人喰い人魚伝説 「評価 C」
1905年、興行師アンガスは仲間たちと共に、アイルランドで見世物小屋を開いていた。小屋で公開されるゾンビや人魚は全て役者が演じている偽者だったが、どういうわけか客の中に、見世物の人魚に対して異様に関心を示す老人がいた。アンガスたちはウーリッチと名乗るその老人の家に来てみると、驚愕すべきものを目の当たりにする。家の一室では、本物の人魚が、水槽の中に閉じ込められていたのである。彼は妻を人魚に喰い殺され、その復讐のために生け捕りにし、自宅に飾っていたらしい。そうと知ったアンガスは、本物の人魚を見世物にすれば大金を稼げると踏んで、ウーリッチから人魚を譲り受けようと交渉に出た。ところが交渉は決裂したばかりか、揉み合いになった末、ウーリッチを殺害してしまう。慌てたアンガスたちだったが、ウーリッチが1人暮らしなので殺害の発覚まで時間が掛かるのをいいことに、速やかに死体を処分し、人魚を奪い取った。その後、一行は興行の場をアメリカに移すため、船に乗ってアイルランドを後にした。
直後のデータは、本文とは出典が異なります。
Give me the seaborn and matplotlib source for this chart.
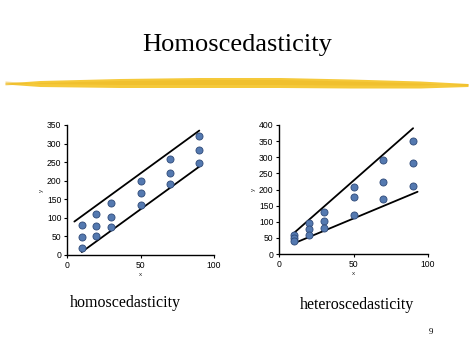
import numpy as np
import pandas as pd
import matplotlib
matplotlib.use("Agg")
import matplotlib.pyplot as plt
import seaborn as sns

# ---- data ----
x_vals = [10, 10, 10, 20, 20, 20, 30, 30, 30, 50, 50, 50, 70, 70, 70, 90, 90, 90]
homo_y = [80, 48, 20, 110, 78, 50, 140, 103, 76, 200, 168, 135, 258, 222, 192, 320, 282, 248]
hetero_y = [58, 50, 40, 95, 78, 58, 130, 102, 82, 208, 176, 122, 290, 222, 172, 350, 282, 210]

homo_upper_x = [5, 90]
homo_upper_y = [90, 335]
homo_lower_x = [10, 90]
homo_lower_y = [8, 238]
hetero_upper_x = [10, 90]
hetero_upper_y = [65, 390]
hetero_lower_x = [10, 93]
hetero_lower_y = [33, 193]

x_ticks = [0, 50, 100]
homo_yticks = [0, 50, 100, 150, 200, 250, 300, 350]
hetero_yticks = [0, 50, 100, 150, 200, 250, 300, 350, 400]

title = "Homoscedasticity"
captions = ["homoscedasticity", "heteroscedasticity"]
page_no = "9"

sns.set_style("white")
plt.rcParams['font.family'] = ['Liberation Sans', 'DejaVu Sans']

fig = plt.figure(figsize=(4.74, 3.55), dpi=100)
fig.patch.set_facecolor("white")

# yellow brush stroke
bx = fig.add_axes([0, 0, 1, 1], zorder=0)
bx.set_xlim(0, 474)
bx.set_ylim(355, 0)
bx.axis("off")
xs = np.array([5, 40, 120, 200, 280, 350, 420, 468])
ytop = np.array([83, 80.5, 78.5, 77.5, 77.5, 79, 81, 83.5])
ybot = np.array([84, 86.5, 87.5, 87.5, 87.5, 88, 88, 86.5])
bx.fill_between(xs, ytop, ybot, color="#F5C93A", lw=0)
bx.fill_between(xs, ytop + 2, ybot - 3, color="#EDB823", lw=0, alpha=0.5)

fig.text(237 / 474, 1 - 45 / 355, title, ha="center", va="center",
         fontsize=19, family="Liberation Serif", color="black")
fig.text(125 / 474, 1 - 303 / 355, captions[0], ha="center", va="center",
         fontsize=11.5, family="Liberation Serif", color="black")
fig.text(357 / 474, 1 - 305 / 355, captions[1], ha="center", va="center",
         fontsize=11.5, family="Liberation Serif", color="black")
fig.text(431 / 474, 1 - 332 / 355, page_no, ha="center", va="center",
         fontsize=6.5, family="Liberation Serif", color="black")

mcolor = "#5479B0"

def panel(rect, ys, ux, uy, lx, ly, yticks, ymax):
    ax = fig.add_axes(rect, zorder=2)
    ax.patch.set_alpha(0)
    df = pd.DataFrame({"x": x_vals, "y": ys})
    sns.lineplot(x=ux, y=uy, ax=ax, color="black", lw=1.3)
    sns.lineplot(x=lx, y=ly, ax=ax, color="black", lw=1.3)
    sns.scatterplot(data=df, x="x", y="y", ax=ax, color=mcolor, s=26,
                    edgecolor="#2F4A78", linewidth=0.6, zorder=3)
    ax.set_xlim(0, 100)
    ax.set_ylim(0, ymax)
    ax.set_xticks(x_ticks)
    ax.set_yticks(yticks)
    ax.tick_params(labelsize=6.2, length=2, width=0.8, pad=2, direction="out",
                   colors="black", left=True, bottom=True)
    for s in ["top", "right"]:
        ax.spines[s].set_visible(False)
    for s in ["left", "bottom"]:
        ax.spines[s].set_color("black")
        ax.spines[s].set_linewidth(1.0)
    ax.set_xlabel("x", fontsize=4.5, labelpad=2)
    ax.set_ylabel("y", fontsize=4.5, labelpad=2)
    return ax

panel([67 / 474, 100 / 355, 147 / 474, 130 / 355], homo_y,
      homo_upper_x, homo_upper_y, homo_lower_x, homo_lower_y, homo_yticks, 350)
panel([279 / 474, 101 / 355, 149 / 474, 129 / 355], hetero_y,
      hetero_upper_x, hetero_upper_y, hetero_lower_x, hetero_lower_y, hetero_yticks, 400)

fig.savefig("out.png", dpi=100, facecolor="white")
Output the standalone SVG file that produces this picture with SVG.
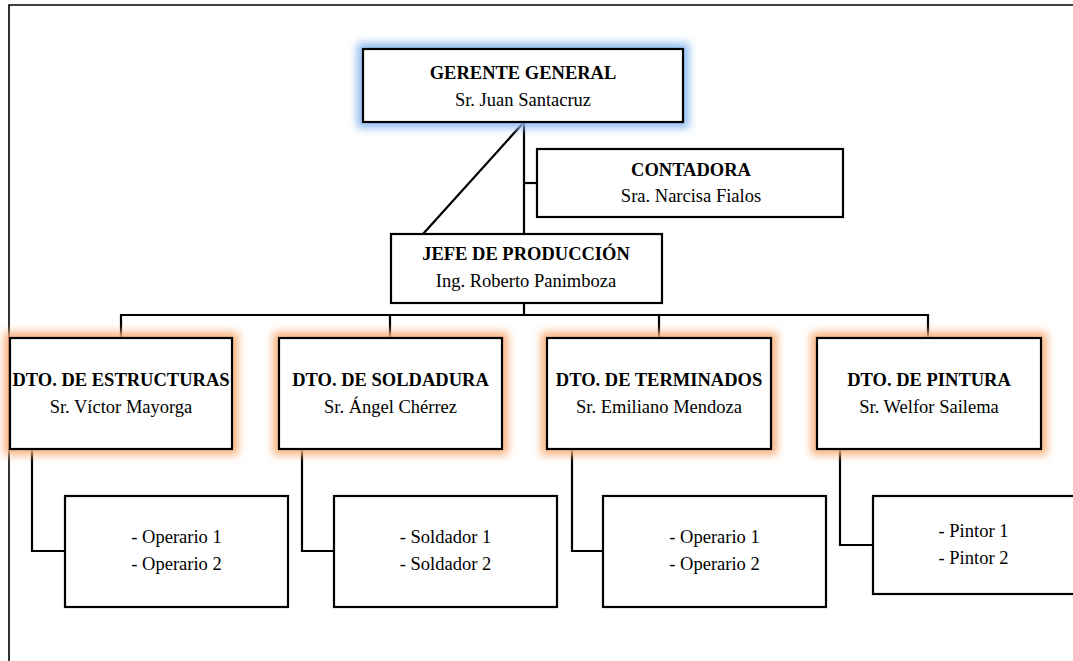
<svg xmlns="http://www.w3.org/2000/svg" width="1073" height="661" viewBox="0 0 1073 661">
<style>
.box{fill:#fff;stroke:#000;stroke-width:2.2}
.t{font-family:"Liberation Serif","Times New Roman",serif;font-size:18.5px;fill:#000;text-anchor:middle}
.b{font-weight:bold}
.c{fill:none;stroke:#000;stroke-width:2.2}
.gb{fill:#8fbcf0}
.go{fill:#f8b07c}
</style>
<defs>
<filter id="glow" x="-20%" y="-40%" width="140%" height="180%">
<feGaussianBlur stdDeviation="4"/>
</filter>
</defs>
<rect width="1073" height="661" fill="#fff"/>
<path d="M9,661 V5 H1073" fill="none" stroke="#000" stroke-width="1.6"/>
<g id="connectors">
<path class="c" d="M524,122 V234"/>
<path class="c" d="M524,122 L423,234"/>
<path class="c" d="M524,183 H537"/>
<path class="c" d="M524,303 V315"/>
<path class="c" d="M121,337 V315 H928 V337"/>
<path class="c" d="M390,315 V337"/>
<path class="c" d="M659,315 V337"/>
<path class="c" d="M32,449 V551 H65"/>
<path class="c" d="M302,449 V551 H334"/>
<path class="c" d="M572,449 V551 H603"/>
<path class="c" d="M840,449 V545 H873"/>
</g>
<g id="gerente">
<rect class="gb" x="357" y="43" width="332" height="85" filter="url(#glow)"/>
<rect class="box" x="363" y="49" width="320" height="73"/>
<text class="t b" x="523" y="79">GERENTE GENERAL</text>
<text class="t" x="523" y="105.5">Sr. Juan Santacruz</text>
</g>
<g id="contadora">
<rect class="box" x="537" y="149" width="306" height="68"/>
<text class="t b" x="691" y="176">CONTADORA</text>
<text class="t" x="691" y="202">Sra. Narcisa Fialos</text>
</g>
<g id="jefe">
<rect class="box" x="391" y="234" width="271" height="69"/>
<text class="t b" x="526" y="260">JEFE DE PRODUCCIÓN</text>
<text class="t" x="526" y="287">Ing. Roberto Panimboza</text>
</g>
<g id="estructuras">
<rect class="go" x="4" y="332" width="234" height="123" filter="url(#glow)"/>
<rect class="box" x="10" y="338" width="222" height="111"/>
<text class="t b" x="121" y="386">DTO. DE ESTRUCTURAS</text>
<text class="t" x="121" y="413">Sr. Víctor Mayorga</text>
</g>
<g id="soldadura">
<rect class="go" x="273" y="332" width="235" height="123" filter="url(#glow)"/>
<rect class="box" x="279" y="338" width="223" height="111"/>
<text class="t b" x="390.5" y="386">DTO. DE SOLDADURA</text>
<text class="t" x="390.5" y="413">Sr. Ángel Chérrez</text>
</g>
<g id="terminados">
<rect class="go" x="541" y="332" width="236" height="123" filter="url(#glow)"/>
<rect class="box" x="547" y="338" width="224" height="111"/>
<text class="t b" x="659" y="386">DTO. DE TERMINADOS</text>
<text class="t" x="659" y="413">Sr. Emiliano Mendoza</text>
</g>
<g id="pintura">
<rect class="go" x="811" y="332" width="236" height="123" filter="url(#glow)"/>
<rect class="box" x="817" y="338" width="224" height="111"/>
<text class="t b" x="929" y="386">DTO. DE PINTURA</text>
<text class="t" x="929" y="413">Sr. Welfor Sailema</text>
</g>
<g id="operarios-estructuras">
<rect class="box" x="65" y="496" width="223" height="111"/>
<text class="t" x="176.5" y="543">- Operario 1</text>
<text class="t" x="176.5" y="570">- Operario 2</text>
</g>
<g id="soldadores">
<rect class="box" x="334" y="496" width="223" height="111"/>
<text class="t" x="445.5" y="543">- Soldador 1</text>
<text class="t" x="445.5" y="570">- Soldador 2</text>
</g>
<g id="operarios-terminados">
<rect class="box" x="603" y="496" width="223" height="111"/>
<text class="t" x="714.5" y="543">- Operario 1</text>
<text class="t" x="714.5" y="570">- Operario 2</text>
</g>
<g id="pintores">
<rect class="box" x="873" y="496" width="202" height="98"/>
<text class="t" x="973.5" y="537">- Pintor 1</text>
<text class="t" x="973.5" y="564">- Pintor 2</text>
</g>
</svg>
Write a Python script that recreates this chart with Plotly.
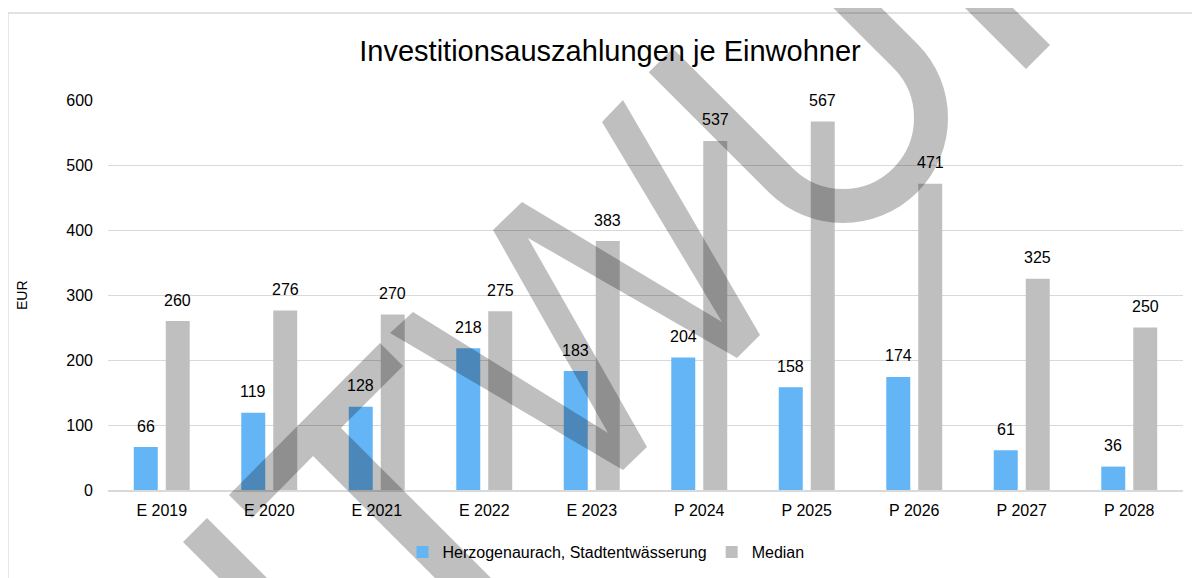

人魚の入った水槽を船室に積み込んで。だがこの人魚には、人の心を操る恐るべき力があった。度々力を駆使しては水槽を抜け出し、船員たちを次々と食い殺していったのだ。しかし、尚も人魚の価値を重視したアンガスは、決して人魚を処分しようとはせず、逃げ出すたびに水槽の中へと戻すだけだった。人魚が超能力で船の針路を操作し、仲間たちの棲家に誘導していることなど、露と知らずに…。
「魔界覇王」「怪奇異星物体」「獣人繁殖」「クモ男の復讐」と同じく、サミュエル・Z・アーコフの「クリチャー・フィーチャーズ」シリーズの1本であるTVムービー。「SHE CREATURE」という原題こそエドワード・L・カーン監督の「海獣の霊を呼ぶ女」と同じだが、例によって例のごとく本作の内容は「海獣の霊を呼ぶ女」とは完全に別物。洋上の船を舞台に、人魚が男どもをバリバリ食いまくる魚類モンスター映画となっていたのだ。美しい人魚が口の周りを血で染めながら人肉を貪る様子は、それだけでインパクト抜群だったが、加えて映画のクライマックスにおいては、全身に巨大なヒレやトゲがついた醜悪な真の姿を披露するというオマケ付き。こと怪物のビジュアル的な魅力においては、なかなかのものだった。しかし本作、人魚が超能力を使えるという設定がうまく活用できていないのは気になった。人魚は言葉を発しないので「人魚がどこまで人間を操っているのか」がいまいち不明瞭になっているし、見世物小屋で人魚を演じていた女優リリーと心を通わせる描写も、ストーリー上重きを置かれていた割には、リリー本人が感じていた謎に対してろくな解答が提示されず、中途半端に終わった印象だった。